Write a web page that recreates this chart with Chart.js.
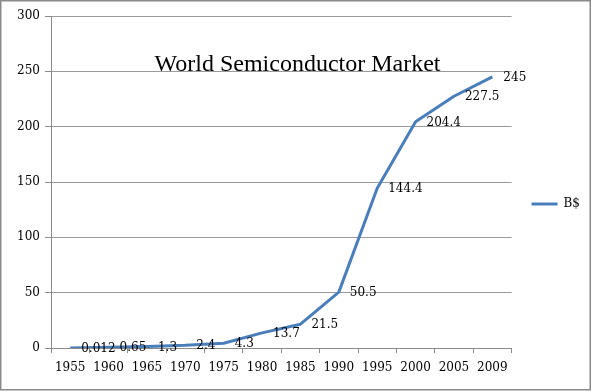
<!DOCTYPE html>
<html>
<head>
<meta charset="utf-8">
<script src="https://cdn.jsdelivr.net/npm/chart.js@4"></script>
<style>
  body { margin: 0; background: #fff; }
  canvas { display: block; }
</style>
</head>
<body>
<canvas id="chart" width="593" height="392"></canvas>
<script>
var years = ["1955", "1960", "1965", "1970", "1975", "1980", "1985", "1990", "1995", "2000", "2005", "2009"]
var marketBillions = [0.012, 0.65, 1.3, 2.4, 4.3, 13.7, 21.5, 50.5, 144.4, 204.4, 227.5, 245]
var seriesName = "B$"
var chartTitle = "World Semiconductor Market"

var serif = "'DejaVu Serif', serif"
var gray = "#8a8a8a"
var blue = "#4A7EBB"

// white page, grey frame and the title sitting in the plot area
var framePlugin = {
  id: "frame",
  beforeDraw(chart) {
    var ctx = chart.ctx
    ctx.save()
    ctx.fillStyle = "#fff"
    ctx.fillRect(0, 0, chart.width, chart.height)
    ctx.restore()
  },
  afterDraw(chart) {
    var ctx = chart.ctx
    ctx.save()
    ctx.strokeStyle = gray
    ctx.lineWidth = 1.5
    ctx.strokeRect(0.75, 0.75, 589.5, 389)
    ctx.fillStyle = "#000"
    ctx.font = "24px 'Liberation Serif', serif"
    ctx.textAlign = "center"
    ctx.textBaseline = "alphabetic"
    ctx.fillText(chartTitle, chart.width / 2 + 1, 71)
    ctx.restore()
  }
}

// value labels to the right of every point
var valueLabels = {
  id: "valueLabels",
  afterDatasetsDraw(chart) {
    var ctx = chart.ctx
    var meta = chart.getDatasetMeta(0)
    ctx.save()
    ctx.font = "12px " + serif
    ctx.fillStyle = "#000"
    ctx.textAlign = "left"
    ctx.textBaseline = "middle"
    meta.data.forEach(function (pt, i) {
      ctx.fillText(String(marketBillions[i]), pt.x + 11, pt.y + 1)
    })
    ctx.restore()
  }
}

new Chart("chart", {
  type: "line",
  data: {
    labels: years,
    datasets: [{
      label: seriesName,
      data: marketBillions,
      borderColor: blue,
      backgroundColor: blue,
      borderWidth: 3,
      pointRadius: 0,
      tension: 0,
      borderJoinStyle: "round"
    }]
  },
  options: {
    responsive: false,
    animation: false,
    layout: { padding: { left: 0, top: 16, right: 3, bottom: 0 } },
    plugins: {
      title: { display: false },
      tooltip: { enabled: false },
      legend: {
        position: "right",
        labels: {
          boxWidth: 26,
          boxHeight: 3,
          padding: 20,
          color: "#000",
          font: { family: serif, size: 12 },
          generateLabels: function (chart) {
            var items = Chart.defaults.plugins.legend.labels.generateLabels(chart)
            items.forEach(function (it) { it.lineWidth = 0 })
            return items
          }
        }
      }
    },
    scales: {
      x: {
        offset: true,
        grid: { offset: true, drawOnChartArea: false, drawTicks: true, tickLength: 5, tickColor: gray },
        border: { color: gray, width: 1 },
        ticks: { color: "#000", font: { family: serif, size: 12 }, padding: 8, maxRotation: 0, autoSkip: false },
        afterFit: function (s) { s.height = 44 }
      },
      y: {
        min: 0,
        max: 300,
        grid: { color: "#9a9a9a", tickLength: 6, tickColor: gray },
        border: { color: gray, width: 1 },
        ticks: { stepSize: 50, color: "#000", font: { family: serif, size: 12 }, padding: 5 },
        afterFit: function (s) { s.width = 51 }
      }
    }
  },
  plugins: [framePlugin, valueLabels]
})
</script>
</body>
</html>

Goal of the exercise: Exclude the images and reproduce the remaining data exactly.

Expected output:
Write a web page that recreates this chart with Chart.js.
<!DOCTYPE html>
<html>
<head>
<meta charset="utf-8">
<script src="https://cdn.jsdelivr.net/npm/chart.js@4"></script>
<style>
  body { margin: 0; background: #fff; }
  canvas { display: block; }
</style>
</head>
<body>
<canvas id="chart" width="593" height="392"></canvas>
<script>
var years = ["1955", "1960", "1965", "1970", "1975", "1980", "1985", "1990", "1995", "2000", "2005", "2009"]
var marketBillions = [0.012, 0.65, 1.3, 2.4, 4.3, 13.7, 21.5, 50.5, 144.4, 204.4, 227.5, 245]
var seriesName = "B$"
var chartTitle = "World Semiconductor Market"

var serif = "'DejaVu Serif', serif"
var gray = "#8a8a8a"
var blue = "#4A7EBB"

// white page, grey frame and the title sitting in the plot area
var framePlugin = {
  id: "frame",
  beforeDraw(chart) {
    var ctx = chart.ctx
    ctx.save()
    ctx.fillStyle = "#fff"
    ctx.fillRect(0, 0, chart.width, chart.height)
    ctx.restore()
  },
  afterDraw(chart) {
    var ctx = chart.ctx
    ctx.save()
    ctx.strokeStyle = gray
    ctx.lineWidth = 1.5
    ctx.strokeRect(0.75, 0.75, 589.5, 389)
    ctx.fillStyle = "#000"
    ctx.font = "24px 'Liberation Serif', serif"
    ctx.textAlign = "center"
    ctx.textBaseline = "alphabetic"
    ctx.fillText(chartTitle, chart.width / 2 + 1, 71)
    ctx.restore()
  }
}

// value labels to the right of every point
var valueLabels = {
  id: "valueLabels",
  afterDatasetsDraw(chart) {
    var ctx = chart.ctx
    var meta = chart.getDatasetMeta(0)
    ctx.save()
    ctx.font = "12px " + serif
    ctx.fillStyle = "#000"
    ctx.textAlign = "left"
    ctx.textBaseline = "middle"
    meta.data.forEach(function (pt, i) {
      ctx.fillText(String(marketBillions[i]), pt.x + 11, pt.y + 1)
    })
    ctx.restore()
  }
}

new Chart("chart", {
  type: "line",
  data: {
    labels: years,
    datasets: [{
      label: seriesName,
      data: marketBillions,
      borderColor: blue,
      backgroundColor: blue,
      borderWidth: 3,
      pointRadius: 0,
      tension: 0,
      borderJoinStyle: "round"
    }]
  },
  options: {
    responsive: false,
    animation: false,
    layout: { padding: { left: 0, top: 16, right: 3, bottom: 0 } },
    plugins: {
      title: { display: false },
      tooltip: { enabled: false },
      legend: {
        position: "right",
        labels: {
          boxWidth: 26,
          boxHeight: 3,
          padding: 20,
          color: "#000",
          font: { family: serif, size: 12 },
          generateLabels: function (chart) {
            var items = Chart.defaults.plugins.legend.labels.generateLabels(chart)
            items.forEach(function (it) { it.lineWidth = 0 })
            return items
          }
        }
      }
    },
    scales: {
      x: {
        offset: true,
        grid: { offset: true, drawOnChartArea: false, drawTicks: true, tickLength: 5, tickColor: gray },
        border: { color: gray, width: 1 },
        ticks: { color: "#000", font: { family: serif, size: 12 }, padding: 8, maxRotation: 0, autoSkip: false },
        afterFit: function (s) { s.height = 44 }
      },
      y: {
        min: 0,
        max: 300,
        grid: { color: "#9a9a9a", tickLength: 6, tickColor: gray },
        border: { color: gray, width: 1 },
        ticks: { stepSize: 50, color: "#000", font: { family: serif, size: 12 }, padding: 5 },
        afterFit: function (s) { s.width = 51 }
      }
    }
  },
  plugins: [framePlugin, valueLabels]
})
</script>
</body>
</html>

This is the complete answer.